---- Dataset content

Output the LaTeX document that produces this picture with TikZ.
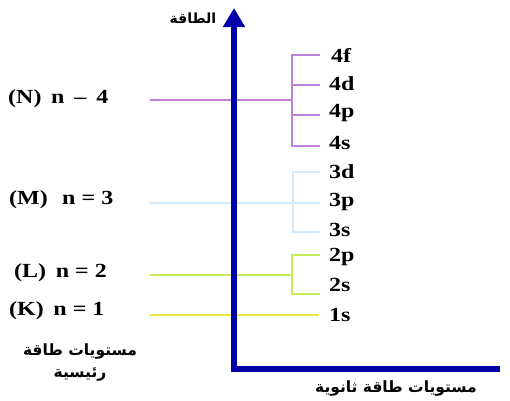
\documentclass[tikz,border=0pt]{standalone}
\usepackage{fontspec}
\setmainfont{Liberation Serif}
\newfontfamily\arabicfont[Script=Arabic]{DejaVu Sans}
\TeXXeTstate=1
\usetikzlibrary{arrows.meta}
\definecolor{levelN}{RGB}{190,130,220}
\definecolor{levelM}{RGB}{212,234,250}
\definecolor{levelL}{RGB}{200,235,90}
\definecolor{levelK}{RGB}{240,230,60}
\definecolor{axisblue}{RGB}{0,0,170}

\begin{document}
\begin{tikzpicture}[x=1pt, y=-1pt, line width=2pt,
  lbl/.style={font=\fontsize{20}{20}\selectfont\bfseries, xscale=1.2, inner sep=0pt, anchor=west},
  ar/.style={font=\arabicfont\fontsize{15.5}{22}\selectfont\bfseries, inner sep=0pt, align=center}]
  \useasboundingbox (0,0) rectangle (510,400);
  \coordinate (O) at (234,369);
  \coordinate (top) at (234,8);
  \coordinate (right) at (500,369);

  % K
  \draw[levelK] (150,315) -- (319,315);
  % L
  \draw[levelL] (150,275) -- (292,275);
  \draw[levelL] (320,255) -- (292,255) -- (292,294) -- (320,294);
  % M
  \draw[levelM] (150,203) -- (320,203);
  \draw[levelM] (320,172) -- (293,172) -- (293,232) -- (320,232);
  % N
  \draw[levelN] (150,100) -- (292,100);
  \draw[levelN] (320,55) -- (292,55) -- (292,146) -- (320,146);
  \draw[levelN] (292,85) -- (320,85);
  \draw[levelN] (292,115) -- (320,115);

  \draw[axisblue, line width=6pt, {Triangle[width=21pt,length=19pt]}-] (top) -- (O) -- (right);

  \node[lbl] (4f) at (330,55) {4f};
  \node[lbl] (4d) at (328,84) {4d};
  \node[lbl] (4p) at (328,113) {4p};
  \node[lbl] (4s) at (328,143) {4s};
  \node[lbl] (3d) at (328,172) {3d};
  \node[lbl] (3p) at (328,202) {3p};
  \node[lbl] (3s) at (328,230) {3s};
  \node[lbl] (2p) at (328,257) {2p};
  \node[lbl] (2s) at (328,285) {2s};
  \node[lbl] (1s) at (328,315) {1s};

  \node[lbl] (N) at (7,99) {(N)\hspace{0.4em}n \,–\, 4};
  \node[lbl] (M) at (8,200) {(M)\hspace{0.6em}n = 3};
  \node[lbl] (L) at (13,273) {(L)\hspace{0.4em}n = 2};
  \node[lbl] (K) at (8,311) {(K)\hspace{0.4em}n = 1};

  \node[ar, font=\arabicfont\fontsize{14}{20}\selectfont\bfseries] (energy) at (193,18) {\beginR الطاقة\endR};
  \node[ar] (main) at (80,362) {\beginR مستويات طاقة\endR\\\beginR رئيسية\endR};
  \node[ar] (sub) at (396,388) {\beginR مستويات طاقة ثانوية\endR};
\end{tikzpicture}
\end{document}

--------

**Task directions:** Please quote the lines of the material, beginning with the first and ending with the one that contains "(right) at (500,369);", exactly as written and without any pictures.

**Task solution:**
Output the LaTeX document that produces this picture with TikZ.
\documentclass[tikz,border=0pt]{standalone}
\usepackage{fontspec}
\setmainfont{Liberation Serif}
\newfontfamily\arabicfont[Script=Arabic]{DejaVu Sans}
\TeXXeTstate=1
\usetikzlibrary{arrows.meta}
\definecolor{levelN}{RGB}{190,130,220}
\definecolor{levelM}{RGB}{212,234,250}
\definecolor{levelL}{RGB}{200,235,90}
\definecolor{levelK}{RGB}{240,230,60}
\definecolor{axisblue}{RGB}{0,0,170}

\begin{document}
\begin{tikzpicture}[x=1pt, y=-1pt, line width=2pt,
  lbl/.style={font=\fontsize{20}{20}\selectfont\bfseries, xscale=1.2, inner sep=0pt, anchor=west},
  ar/.style={font=\arabicfont\fontsize{15.5}{22}\selectfont\bfseries, inner sep=0pt, align=center}]
  \useasboundingbox (0,0) rectangle (510,400);
  \coordinate (O) at (234,369);
  \coordinate (top) at (234,8);
  \coordinate (right) at (500,369);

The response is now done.